Source code of charts
## Start

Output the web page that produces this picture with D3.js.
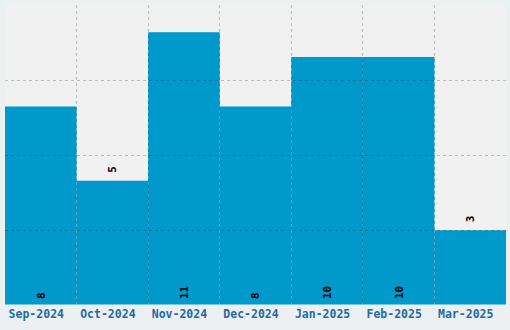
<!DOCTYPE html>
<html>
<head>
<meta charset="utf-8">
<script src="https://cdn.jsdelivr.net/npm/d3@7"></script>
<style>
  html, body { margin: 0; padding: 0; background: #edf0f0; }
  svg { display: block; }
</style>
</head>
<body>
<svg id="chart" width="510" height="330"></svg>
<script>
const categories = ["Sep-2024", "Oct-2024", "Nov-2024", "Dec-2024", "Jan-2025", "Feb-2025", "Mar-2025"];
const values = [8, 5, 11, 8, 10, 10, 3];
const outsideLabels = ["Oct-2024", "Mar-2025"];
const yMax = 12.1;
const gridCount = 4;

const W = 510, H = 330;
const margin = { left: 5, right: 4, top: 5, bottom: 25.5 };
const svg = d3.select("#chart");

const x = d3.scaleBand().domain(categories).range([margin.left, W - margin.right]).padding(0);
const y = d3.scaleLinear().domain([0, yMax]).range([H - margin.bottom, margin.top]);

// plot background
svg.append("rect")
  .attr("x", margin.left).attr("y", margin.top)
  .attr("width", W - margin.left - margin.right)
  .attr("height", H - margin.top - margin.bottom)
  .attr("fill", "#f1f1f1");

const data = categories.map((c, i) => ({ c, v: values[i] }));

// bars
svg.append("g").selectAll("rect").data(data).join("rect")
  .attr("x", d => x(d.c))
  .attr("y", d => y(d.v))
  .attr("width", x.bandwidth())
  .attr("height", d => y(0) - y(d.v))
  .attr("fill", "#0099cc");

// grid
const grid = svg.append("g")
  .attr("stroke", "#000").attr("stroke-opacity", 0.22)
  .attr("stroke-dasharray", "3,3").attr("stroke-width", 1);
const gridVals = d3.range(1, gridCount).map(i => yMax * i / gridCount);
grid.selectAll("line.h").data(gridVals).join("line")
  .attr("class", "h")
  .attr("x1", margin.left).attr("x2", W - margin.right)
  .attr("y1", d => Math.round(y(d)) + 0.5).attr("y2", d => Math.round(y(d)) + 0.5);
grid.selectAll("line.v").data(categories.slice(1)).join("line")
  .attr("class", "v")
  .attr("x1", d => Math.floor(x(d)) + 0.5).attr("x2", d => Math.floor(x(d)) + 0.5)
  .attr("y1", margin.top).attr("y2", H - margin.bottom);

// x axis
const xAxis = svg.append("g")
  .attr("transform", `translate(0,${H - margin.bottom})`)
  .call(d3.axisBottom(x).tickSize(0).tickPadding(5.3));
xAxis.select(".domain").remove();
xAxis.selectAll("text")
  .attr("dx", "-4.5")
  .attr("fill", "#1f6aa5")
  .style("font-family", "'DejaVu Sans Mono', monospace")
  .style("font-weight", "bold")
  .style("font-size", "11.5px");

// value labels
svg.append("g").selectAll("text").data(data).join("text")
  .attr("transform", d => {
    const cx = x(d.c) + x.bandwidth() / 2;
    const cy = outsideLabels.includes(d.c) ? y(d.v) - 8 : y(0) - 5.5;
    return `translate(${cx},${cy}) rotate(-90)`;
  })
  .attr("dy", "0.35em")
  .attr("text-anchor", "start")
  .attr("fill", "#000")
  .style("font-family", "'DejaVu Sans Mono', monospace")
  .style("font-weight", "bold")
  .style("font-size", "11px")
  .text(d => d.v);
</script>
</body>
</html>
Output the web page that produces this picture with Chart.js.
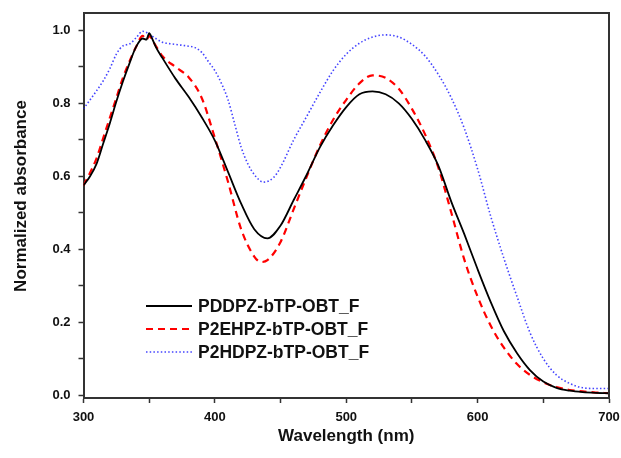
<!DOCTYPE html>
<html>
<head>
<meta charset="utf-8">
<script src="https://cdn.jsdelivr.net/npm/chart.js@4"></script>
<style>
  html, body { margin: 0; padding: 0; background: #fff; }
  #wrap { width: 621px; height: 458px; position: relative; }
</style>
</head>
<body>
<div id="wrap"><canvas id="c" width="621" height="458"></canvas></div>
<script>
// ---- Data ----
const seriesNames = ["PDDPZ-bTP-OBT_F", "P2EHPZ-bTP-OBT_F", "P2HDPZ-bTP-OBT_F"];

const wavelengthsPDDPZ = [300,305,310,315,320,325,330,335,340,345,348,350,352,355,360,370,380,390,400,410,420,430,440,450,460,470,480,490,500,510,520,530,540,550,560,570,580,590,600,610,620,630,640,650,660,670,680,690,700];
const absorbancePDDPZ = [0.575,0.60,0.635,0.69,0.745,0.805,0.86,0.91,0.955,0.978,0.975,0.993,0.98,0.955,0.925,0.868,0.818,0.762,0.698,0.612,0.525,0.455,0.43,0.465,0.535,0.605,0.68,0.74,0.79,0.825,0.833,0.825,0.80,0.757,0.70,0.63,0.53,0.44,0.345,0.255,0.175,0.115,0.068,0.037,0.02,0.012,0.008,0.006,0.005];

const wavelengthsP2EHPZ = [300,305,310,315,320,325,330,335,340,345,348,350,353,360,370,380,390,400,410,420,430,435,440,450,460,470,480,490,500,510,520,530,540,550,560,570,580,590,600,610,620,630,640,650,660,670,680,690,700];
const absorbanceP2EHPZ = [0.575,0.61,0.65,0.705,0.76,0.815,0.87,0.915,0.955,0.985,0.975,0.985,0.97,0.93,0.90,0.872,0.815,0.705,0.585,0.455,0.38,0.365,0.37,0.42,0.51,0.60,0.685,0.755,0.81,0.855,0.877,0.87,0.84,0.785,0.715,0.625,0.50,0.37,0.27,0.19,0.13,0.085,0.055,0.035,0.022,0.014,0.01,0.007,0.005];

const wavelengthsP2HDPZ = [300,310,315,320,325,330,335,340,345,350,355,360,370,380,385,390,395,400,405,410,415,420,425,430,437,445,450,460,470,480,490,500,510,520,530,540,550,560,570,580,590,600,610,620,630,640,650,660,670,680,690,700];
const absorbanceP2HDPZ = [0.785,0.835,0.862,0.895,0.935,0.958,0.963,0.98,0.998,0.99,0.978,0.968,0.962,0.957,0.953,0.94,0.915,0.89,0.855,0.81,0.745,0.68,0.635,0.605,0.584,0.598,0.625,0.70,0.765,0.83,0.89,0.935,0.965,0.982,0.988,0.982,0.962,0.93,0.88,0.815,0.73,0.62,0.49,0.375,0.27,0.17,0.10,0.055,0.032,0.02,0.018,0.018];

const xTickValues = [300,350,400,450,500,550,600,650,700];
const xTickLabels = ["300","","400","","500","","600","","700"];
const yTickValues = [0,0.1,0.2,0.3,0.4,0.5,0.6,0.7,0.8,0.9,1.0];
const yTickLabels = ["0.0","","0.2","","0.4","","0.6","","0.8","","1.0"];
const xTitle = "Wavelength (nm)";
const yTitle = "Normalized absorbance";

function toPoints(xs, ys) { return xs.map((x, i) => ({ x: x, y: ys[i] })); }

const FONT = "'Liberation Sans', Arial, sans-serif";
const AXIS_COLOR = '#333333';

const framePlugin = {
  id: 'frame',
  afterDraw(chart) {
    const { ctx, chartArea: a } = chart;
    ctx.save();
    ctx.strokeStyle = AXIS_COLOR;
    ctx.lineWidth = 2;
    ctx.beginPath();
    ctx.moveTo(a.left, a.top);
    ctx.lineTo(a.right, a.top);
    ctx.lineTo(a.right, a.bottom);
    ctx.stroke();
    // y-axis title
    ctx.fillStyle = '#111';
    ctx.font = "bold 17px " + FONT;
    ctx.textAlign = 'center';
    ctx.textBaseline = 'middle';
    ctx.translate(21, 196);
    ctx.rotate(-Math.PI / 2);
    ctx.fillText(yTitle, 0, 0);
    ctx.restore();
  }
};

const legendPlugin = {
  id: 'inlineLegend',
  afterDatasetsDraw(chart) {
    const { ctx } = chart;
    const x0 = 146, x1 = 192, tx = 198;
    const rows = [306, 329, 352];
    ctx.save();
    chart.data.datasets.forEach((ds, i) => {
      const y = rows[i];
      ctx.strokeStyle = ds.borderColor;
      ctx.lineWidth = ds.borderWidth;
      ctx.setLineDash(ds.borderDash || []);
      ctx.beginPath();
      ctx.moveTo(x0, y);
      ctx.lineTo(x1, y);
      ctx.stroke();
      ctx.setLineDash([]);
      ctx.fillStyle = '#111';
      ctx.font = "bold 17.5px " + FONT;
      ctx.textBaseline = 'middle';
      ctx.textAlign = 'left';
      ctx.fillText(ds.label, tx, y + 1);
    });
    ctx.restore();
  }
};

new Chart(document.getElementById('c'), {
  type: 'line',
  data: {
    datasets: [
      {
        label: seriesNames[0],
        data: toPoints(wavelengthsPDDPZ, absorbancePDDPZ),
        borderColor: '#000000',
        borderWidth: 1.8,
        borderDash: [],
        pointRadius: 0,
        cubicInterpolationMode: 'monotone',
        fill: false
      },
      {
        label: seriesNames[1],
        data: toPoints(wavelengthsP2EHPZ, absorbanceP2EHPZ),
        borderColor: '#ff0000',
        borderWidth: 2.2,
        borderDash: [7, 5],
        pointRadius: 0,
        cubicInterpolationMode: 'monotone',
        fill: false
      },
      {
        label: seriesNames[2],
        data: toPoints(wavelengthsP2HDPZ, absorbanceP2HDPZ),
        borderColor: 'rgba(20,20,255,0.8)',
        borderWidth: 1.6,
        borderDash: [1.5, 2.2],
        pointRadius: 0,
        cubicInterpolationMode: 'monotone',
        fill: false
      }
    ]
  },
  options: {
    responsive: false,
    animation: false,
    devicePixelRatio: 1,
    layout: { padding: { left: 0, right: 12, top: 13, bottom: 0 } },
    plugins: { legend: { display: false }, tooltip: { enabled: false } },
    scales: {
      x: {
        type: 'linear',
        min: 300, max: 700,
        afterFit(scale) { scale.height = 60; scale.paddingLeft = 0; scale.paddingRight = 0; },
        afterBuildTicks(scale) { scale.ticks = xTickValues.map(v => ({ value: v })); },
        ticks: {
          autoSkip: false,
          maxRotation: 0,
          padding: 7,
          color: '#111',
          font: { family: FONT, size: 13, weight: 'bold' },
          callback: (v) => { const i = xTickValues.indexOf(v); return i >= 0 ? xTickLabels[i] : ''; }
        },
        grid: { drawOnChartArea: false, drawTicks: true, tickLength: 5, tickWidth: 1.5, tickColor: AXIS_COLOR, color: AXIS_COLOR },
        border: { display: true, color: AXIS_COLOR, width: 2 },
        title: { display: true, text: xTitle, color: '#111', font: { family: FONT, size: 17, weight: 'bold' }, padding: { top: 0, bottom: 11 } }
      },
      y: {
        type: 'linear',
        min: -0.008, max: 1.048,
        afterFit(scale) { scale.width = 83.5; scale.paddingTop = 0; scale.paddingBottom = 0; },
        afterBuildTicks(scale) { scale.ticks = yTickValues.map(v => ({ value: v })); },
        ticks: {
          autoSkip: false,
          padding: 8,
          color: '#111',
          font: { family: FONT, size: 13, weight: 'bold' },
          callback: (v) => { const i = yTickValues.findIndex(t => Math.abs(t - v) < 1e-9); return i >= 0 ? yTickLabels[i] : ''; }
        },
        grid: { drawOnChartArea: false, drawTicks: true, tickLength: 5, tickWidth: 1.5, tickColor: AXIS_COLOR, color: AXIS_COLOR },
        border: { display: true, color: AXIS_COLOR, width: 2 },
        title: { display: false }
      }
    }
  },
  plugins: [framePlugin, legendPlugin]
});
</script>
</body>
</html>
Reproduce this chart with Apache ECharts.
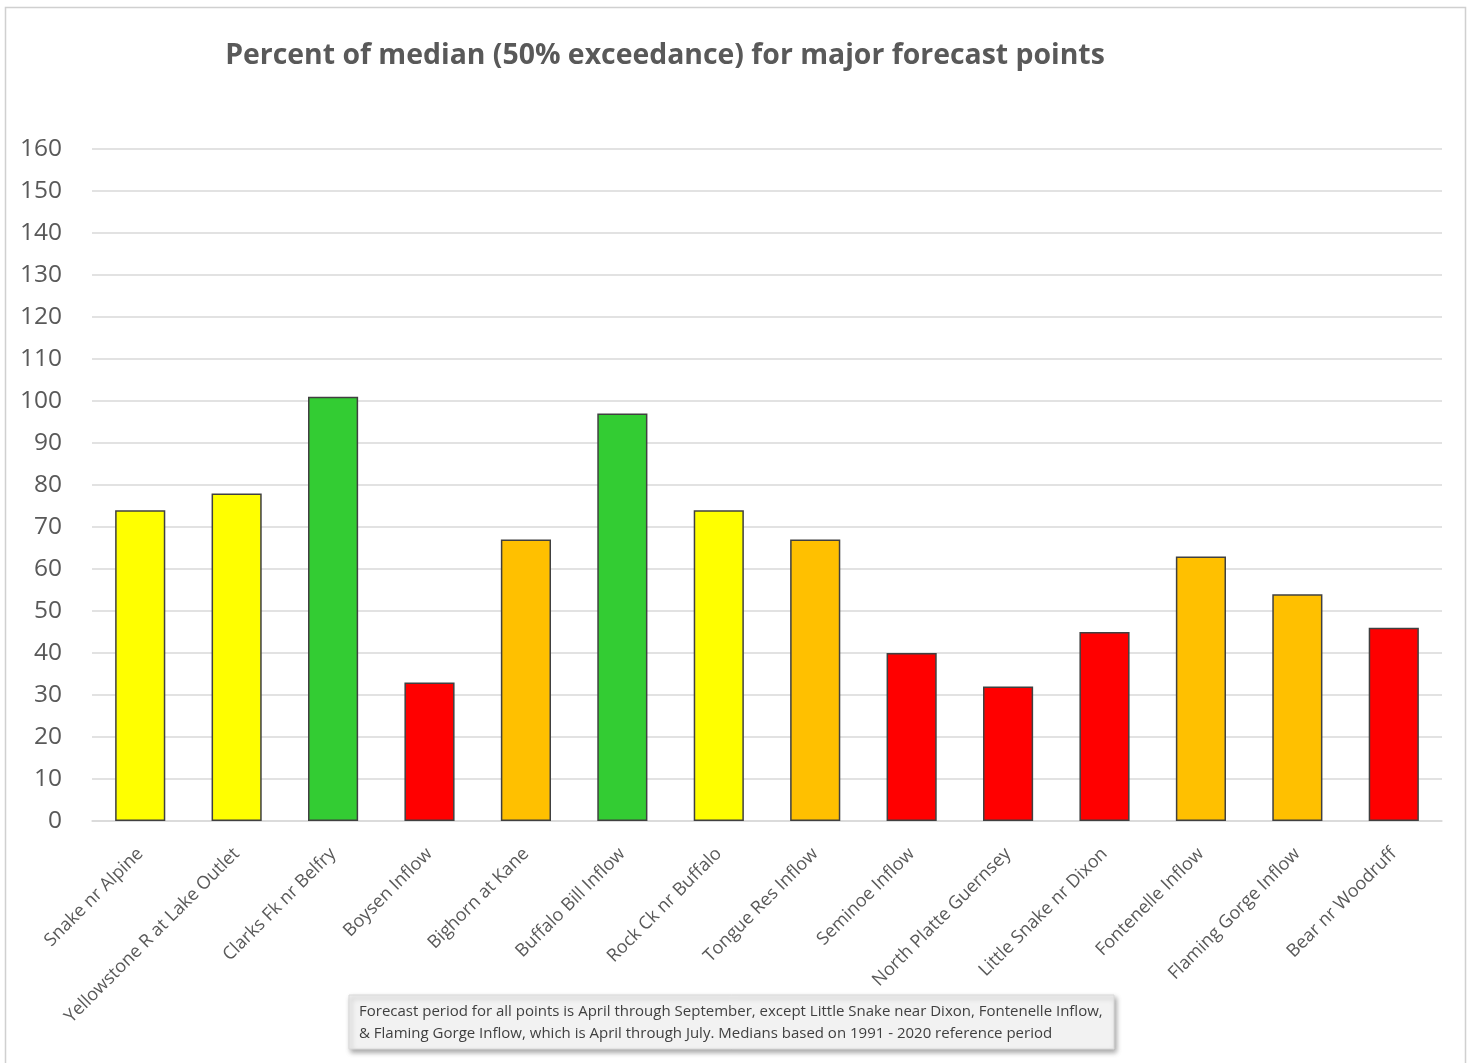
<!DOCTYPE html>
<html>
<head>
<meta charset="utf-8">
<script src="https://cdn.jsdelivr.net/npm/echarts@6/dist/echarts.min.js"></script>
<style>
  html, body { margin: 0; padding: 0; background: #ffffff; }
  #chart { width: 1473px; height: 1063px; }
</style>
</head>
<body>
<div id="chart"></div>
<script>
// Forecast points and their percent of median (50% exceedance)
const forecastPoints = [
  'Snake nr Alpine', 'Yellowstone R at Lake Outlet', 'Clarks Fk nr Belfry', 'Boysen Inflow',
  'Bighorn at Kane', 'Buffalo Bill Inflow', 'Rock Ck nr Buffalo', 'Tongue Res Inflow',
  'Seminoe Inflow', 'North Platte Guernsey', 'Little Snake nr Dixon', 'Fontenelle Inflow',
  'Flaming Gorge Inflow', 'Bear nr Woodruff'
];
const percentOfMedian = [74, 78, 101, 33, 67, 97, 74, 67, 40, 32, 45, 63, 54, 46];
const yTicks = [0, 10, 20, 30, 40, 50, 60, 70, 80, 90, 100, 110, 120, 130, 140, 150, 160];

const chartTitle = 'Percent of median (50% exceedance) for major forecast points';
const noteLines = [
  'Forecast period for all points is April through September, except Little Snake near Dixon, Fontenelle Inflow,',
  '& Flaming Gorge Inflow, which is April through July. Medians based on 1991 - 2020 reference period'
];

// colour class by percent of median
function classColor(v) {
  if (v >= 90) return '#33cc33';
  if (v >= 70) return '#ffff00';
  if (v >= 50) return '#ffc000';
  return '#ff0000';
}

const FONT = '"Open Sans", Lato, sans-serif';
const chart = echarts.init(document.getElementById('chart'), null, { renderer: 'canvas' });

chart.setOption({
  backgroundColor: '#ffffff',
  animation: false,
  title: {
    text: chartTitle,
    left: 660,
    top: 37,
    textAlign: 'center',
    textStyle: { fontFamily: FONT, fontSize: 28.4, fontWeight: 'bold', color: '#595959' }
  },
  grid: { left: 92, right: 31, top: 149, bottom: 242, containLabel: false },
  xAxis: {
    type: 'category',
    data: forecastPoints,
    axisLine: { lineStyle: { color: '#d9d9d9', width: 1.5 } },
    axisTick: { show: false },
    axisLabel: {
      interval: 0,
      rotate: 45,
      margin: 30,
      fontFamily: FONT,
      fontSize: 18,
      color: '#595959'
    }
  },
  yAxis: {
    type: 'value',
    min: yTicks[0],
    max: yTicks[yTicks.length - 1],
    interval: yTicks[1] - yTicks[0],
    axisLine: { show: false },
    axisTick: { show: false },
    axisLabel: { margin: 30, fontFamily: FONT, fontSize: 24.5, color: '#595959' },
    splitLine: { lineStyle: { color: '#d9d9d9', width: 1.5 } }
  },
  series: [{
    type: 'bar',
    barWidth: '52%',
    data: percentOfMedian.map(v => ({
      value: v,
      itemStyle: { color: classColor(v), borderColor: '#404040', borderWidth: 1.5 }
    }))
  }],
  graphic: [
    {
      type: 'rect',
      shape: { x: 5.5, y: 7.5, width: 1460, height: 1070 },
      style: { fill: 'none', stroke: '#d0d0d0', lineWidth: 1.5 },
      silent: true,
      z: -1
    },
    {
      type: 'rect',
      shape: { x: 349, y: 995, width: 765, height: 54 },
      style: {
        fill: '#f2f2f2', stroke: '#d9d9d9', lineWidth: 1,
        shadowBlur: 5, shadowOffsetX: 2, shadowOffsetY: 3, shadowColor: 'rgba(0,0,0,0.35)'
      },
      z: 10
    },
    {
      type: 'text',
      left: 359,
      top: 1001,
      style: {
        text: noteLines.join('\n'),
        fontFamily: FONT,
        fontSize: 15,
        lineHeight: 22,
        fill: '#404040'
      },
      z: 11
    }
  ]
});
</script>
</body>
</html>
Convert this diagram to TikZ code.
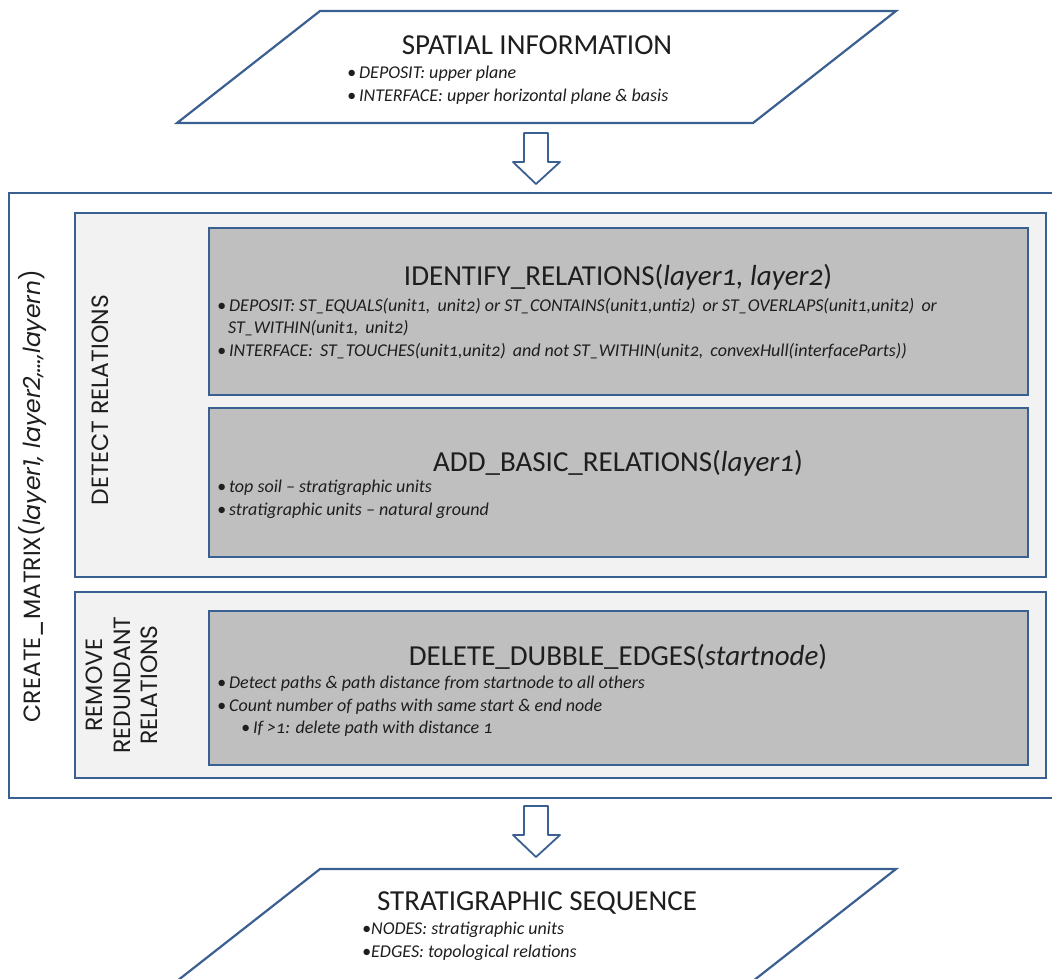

## End

Exercise description
Select every line of the material above holding the word "produces" and copy it.

Exercise answer
Output the web page that produces this picture with D3.js.
Output the web page that produces this picture with Chart.js.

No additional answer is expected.